- Theatrical release poster
- Directed by: Don Weis
- Screenplay by: Ronald Alexander
- Based on: Time Out for Ginger by Ronald Alexander
- Produced by: Peter Lawford (executive)
- Starring: Patty Duke; Jim Backus; Jane Greer; Warren Berlinger; Billy De Wolfe; Dick Sargent;
- Cinematography: John L. Russell
- Edited by: Adrienne Fazan
- Music by: Dominic Frontiere
- Distributed by: United Artists
- Release date: September 1, 1965;
- Running time: 86 minutes
- Country: United States
- Language: English
- Box office: $1.5 million

= Billie (1965 film) =

1965 film by Don Weis

Billie is a 1965 American musical comedy film directed by Don Weis. Based on the 1952 play Time Out for Ginger by Ronald Alexander, the film stars Patty Duke in the title role.

==Plot==
Billie Carol is a 15-year-old girl who is not like every other teen. With her bobbed haircut, tomboyish behavior, and passion for track running, she distances herself from her fellow female classmates. Instead, she befriends Mike Benson, the newest school student who has recently joined the school athletic team. She gives him advice on how to run faster, and although he is initially reluctant to be taught a man's sport from a girl, he soon notices how gifted she is and is happy to listen to her. One day, the school coach Jones, sees her running on the track, and allows her to be on the team.

The town is shocked by this event, with most people feeling that it is inappropriate for a girl to be associated with athletics. Billie is unaffected by the gossips and criticism, though she feels sad over how much trouble she is causing her father, Howard. Howard is running for Mayor against Charlie Davis, and is harmed by the string of negative publicity. He at first sticks by his daughter's side, but later, as the elections near, attempts to make her quit the team. This upsets Billie, who has immediately been accepted as 'one of the guys' on the team. She reveals that she is able to run quickly due to listening to a fast beat in her head, and teaches the other guys how to do the same. During this process, she grows closer to Mike.

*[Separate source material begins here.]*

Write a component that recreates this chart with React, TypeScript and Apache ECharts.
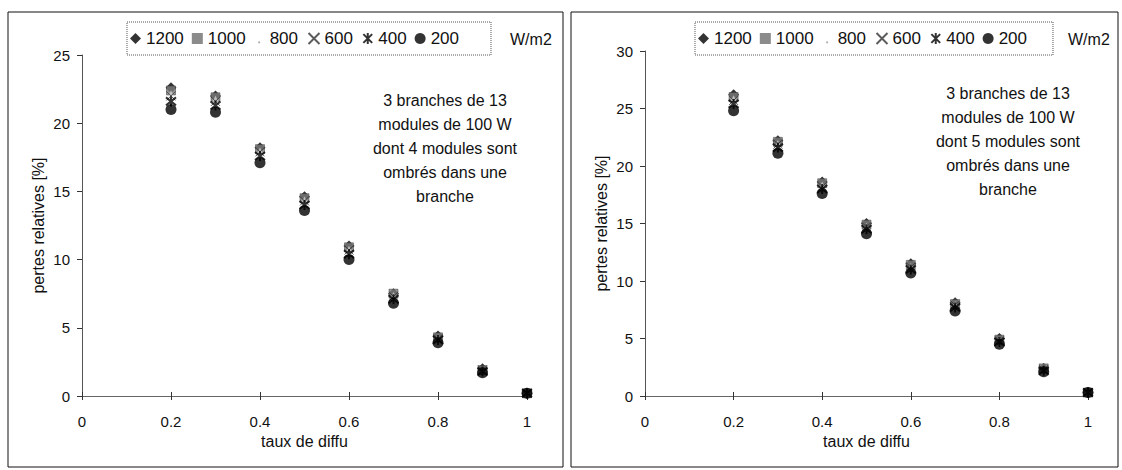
import React, { useEffect, useRef } from "react";
import * as echarts from "echarts";

// Taux de diffus (x) shared by both panels
const diffuseRates = [0.2, 0.3, 0.4, 0.5, 0.6, 0.7, 0.8, 0.9, 1.0];
const irradianceNames = ["1200", "1000", "800", "600", "400", "200"];
const xTickLabels = ["0", "0.2", "0.4", "0.6", "0.8", "1"];

// Left panel: 4 shaded modules in one string — relative losses [%]
const left1200 = [22.6, 22.0, 18.2, 14.6, 11.0, 7.5, 4.4, 2.0, 0.2];
const left1000 = [22.4, 21.9, 18.1, 14.5, 10.9, 7.5, 4.3, 1.9, 0.2];
const left800 = [22.2, 21.8, 18.0, 14.4, 10.8, 7.4, 4.3, 1.9, 0.2];
const left600 = [22.0, 21.6, 17.9, 14.3, 10.7, 7.3, 4.2, 1.9, 0.2];
const left400 = [21.6, 21.3, 17.6, 14.0, 10.4, 7.1, 4.1, 1.8, 0.2];
const left200 = [21.0, 20.8, 17.1, 13.6, 10.0, 6.8, 3.9, 1.7, 0.2];

// Right panel: 5 shaded modules in one string — relative losses [%]
const right1200 = [26.2, 22.2, 18.6, 15.0, 11.5, 8.1, 5.0, 2.4, 0.3];
const right1000 = [26.0, 22.1, 18.5, 14.9, 11.4, 8.0, 4.9, 2.4, 0.3];
const right800 = [25.9, 22.0, 18.4, 14.8, 11.3, 8.0, 4.9, 2.3, 0.3];
const right600 = [25.7, 21.9, 18.2, 14.7, 11.2, 7.9, 4.8, 2.3, 0.3];
const right400 = [25.4, 21.6, 18.0, 14.5, 11.0, 7.7, 4.7, 2.2, 0.3];
const right200 = [24.8, 21.1, 17.6, 14.1, 10.7, 7.4, 4.5, 2.1, 0.3];

const leftNote = "3 branches de 13\nmodules de 100 W\ndont 4 modules sont\nombrés dans une\nbranche";
const rightNote = "3 branches de 13\nmodules de 100 W\ndont 5 modules sont\nombrés dans une\nbranche";

const FONT = "'Liberation Sans', Arial, sans-serif";
const INK = "#111";

// marker look for each irradiance level
const markerStyles: Record<string, any> = {
  "1200": { symbol: "diamond", symbolSize: 11, itemStyle: { color: "#000" } },
  "1000": { symbol: "rect", symbolSize: 9, itemStyle: { color: "#7a7a7a", borderColor: "#333", borderWidth: 0.6 } },
  "800": { symbol: "triangle", symbolSize: 6, itemStyle: { color: "#cfcfcf" } },
  "600": {
    symbol: "path://M0,0L10,10M10,0L0,10",
    symbolSize: 9,
    itemStyle: { color: "none", borderColor: "#333", borderWidth: 1 },
  },
  "400": {
    symbol: "path://M1,1L9,9M9,1L1,9M5,0L5,10",
    symbolSize: 10,
    itemStyle: { color: "none", borderColor: "#000", borderWidth: 2 },
  },
  "200": { symbol: "circle", symbolSize: 11, itemStyle: { color: "#000" } },
};

// legend keys: the 800 key is only a small dot at the text baseline
const legendItems = [
  { name: "1200" },
  { name: "1000", icon: "rect", itemStyle: { color: "#6e6e6e", borderWidth: 0 } },
  {
    name: "800",
    icon: "path://M0,0L0.01,0M4,8.5a1,1 0 1,0 2,0a1,1 0 1,0 -2,0M9.99,10L10,10",
    itemStyle: { color: "#9a9a9a", borderWidth: 0 },
  },
  { name: "600" },
  { name: "400" },
  { name: "200" },
];

const leftSets: Record<string, number[]> = {
  "1200": left1200, "1000": left1000, "800": left800, "600": left600, "400": left400, "200": left200,
};
const rightSets: Record<string, number[]> = {
  "1200": right1200, "1000": right1000, "800": right800, "600": right600, "400": right400, "200": right200,
};

function buildSeries(sets: Record<string, number[]>, axisIndex: number) {
  return irradianceNames.map((name) => ({
    type: "scatter",
    name,
    xAxisIndex: axisIndex,
    yAxisIndex: axisIndex,
    data: diffuseRates.map((x, i) => [x, sets[name][i]]),
    ...markerStyles[name],
  }));
}

function xAxisFor(gridIndex: number) {
  return {
    type: "value",
    gridIndex,
    position: "bottom",
    min: 0,
    max: 1,
    interval: 0.2,
    name: "taux de diffu",
    nameLocation: "middle",
    nameGap: 34,
    nameTextStyle: { fontFamily: FONT, fontSize: 16, color: INK },
    axisLine: { show: true, onZero: false, lineStyle: { color: "#666", width: 1 } },
    axisTick: { show: true, length: 4, lineStyle: { color: "#333" } },
    axisLabel: {
      fontFamily: FONT,
      fontSize: 15,
      color: INK,
      margin: 18,
      formatter: (v: number) => xTickLabels[Math.round(v / 0.2)],
    },
    splitLine: { show: false },
  };
}

// inner half of the crossing tick marks on the x axis
function xInnerTicksFor(gridIndex: number) {
  return {
    type: "value",
    gridIndex,
    position: "bottom",
    min: 0,
    max: 1,
    interval: 0.2,
    axisLine: { show: false, onZero: false },
    axisTick: { show: true, inside: true, length: 4, lineStyle: { color: "#333" } },
    axisLabel: { show: false },
    splitLine: { show: false },
  };
}

function yAxisFor(gridIndex: number, max: number) {
  return {
    type: "value",
    gridIndex,
    min: 0,
    max,
    interval: 5,
    name: "pertes relatives [%]",
    nameLocation: "middle",
    nameGap: 36,
    nameRotate: 90,
    nameTextStyle: { fontFamily: FONT, fontSize: 16, color: INK },
    axisLine: { show: true, lineStyle: { color: "#555", width: 1 } },
    axisTick: { show: true, length: 5, lineStyle: { color: "#333" } },
    axisLabel: { fontFamily: FONT, fontSize: 15, color: INK, margin: 12 },
    splitLine: { show: false },
  };
}

function legendFor(left: number, rightPad: number) {
  return {
    left,
    top: 22,
    orient: "horizontal",
    data: legendItems,
    itemWidth: 11,
    itemHeight: 11,
    itemGap: 8,
    padding: [8, rightPad, 8, 3],
    borderColor: "#555",
    borderWidth: 1,
    borderType: "dotted",
    selectedMode: false,
    textStyle: { fontFamily: FONT, fontSize: 17, color: INK },
  };
}

export default function App() {
  const ref = useRef<HTMLDivElement>(null);

  useEffect(() => {
    if (!ref.current) return;
    const chart = echarts.init(ref.current, null, { renderer: "svg" });
    chart.setOption({
      animation: false,
      backgroundColor: "#fff",
      grid: [
        { left: 82, right: 595, top: 55, bottom: 74, containLabel: false },
        { left: 645, right: 34, top: 51, bottom: 74, containLabel: false },
      ],
      xAxis: [xAxisFor(0), xAxisFor(1), xInnerTicksFor(0), xInnerTicksFor(1)],
      yAxis: [yAxisFor(0, 25), yAxisFor(1, 30)],
      legend: [legendFor(127, 32), legendFor(695, 26)],
      series: [...buildSeries(leftSets, 0), ...buildSeries(rightSets, 1)],
      graphic: [
        {
          type: "rect",
          shape: { x: 8, y: 12, width: 555, height: 455 },
          style: { fill: "none", stroke: "#111", lineWidth: 1 },
          silent: true,
        },
        {
          type: "rect",
          shape: { x: 571, y: 12, width: 547, height: 455 },
          style: { fill: "none", stroke: "#111", lineWidth: 1 },
          silent: true,
        },
        {
          type: "text",
          x: 510,
          y: 39,
          style: { text: "W/m2", fontFamily: FONT, fontSize: 16, fill: INK, verticalAlign: "middle" },
        },
        {
          type: "text",
          x: 1068,
          y: 39,
          style: { text: "W/m2", fontFamily: FONT, fontSize: 16, fill: INK, verticalAlign: "middle" },
        },
        {
          type: "text",
          x: 445,
          y: 88,
          style: {
            text: leftNote,
            fontFamily: FONT,
            fontSize: 16,
            lineHeight: 24,
            fill: INK,
            align: "center",
            verticalAlign: "top",
          },
        },
        {
          type: "text",
          x: 1008,
          y: 81,
          style: {
            text: rightNote,
            fontFamily: FONT,
            fontSize: 16,
            lineHeight: 24,
            fill: INK,
            align: "center",
            verticalAlign: "top",
          },
        },
      ],
    });
    return () => chart.dispose();
  }, []);

  return (
    <div
      ref={ref}
      style={{ position: "fixed", left: 0, top: 0, width: 1122, height: 470, background: "#fff" }}
    />
  );
}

Meanwhile, Billie's older sister, Jean, has returned from college to spend time with her family. Jean admits to her sister that she has been married to a man, Bob Matthews, for seven months. Furthermore, she finds out that she is pregnant with his child. Howard is not aware of Jean's situation and encourages her to date other men, setting her up with Matt Bullitt. When the scandalous news about her pregnancy comes out, Howard's chances of becoming a mayor appear to dwindle. To save her father's career, Jean overcomes her fear and reveals that she has been married to Bob for over a year. Howard is at first shocked and slugs Bob, but later accepts and even embraces the news.

In the end, Billie wins the big match and becomes Mike's girlfriend. Afterward, he makes clear that he has no trouble with the fact that she is better at sports than he is. Howard wins the election, and becomes the town's mayor. His loving and caring wife, Agnes, reveals that she is pregnant at the post-election party.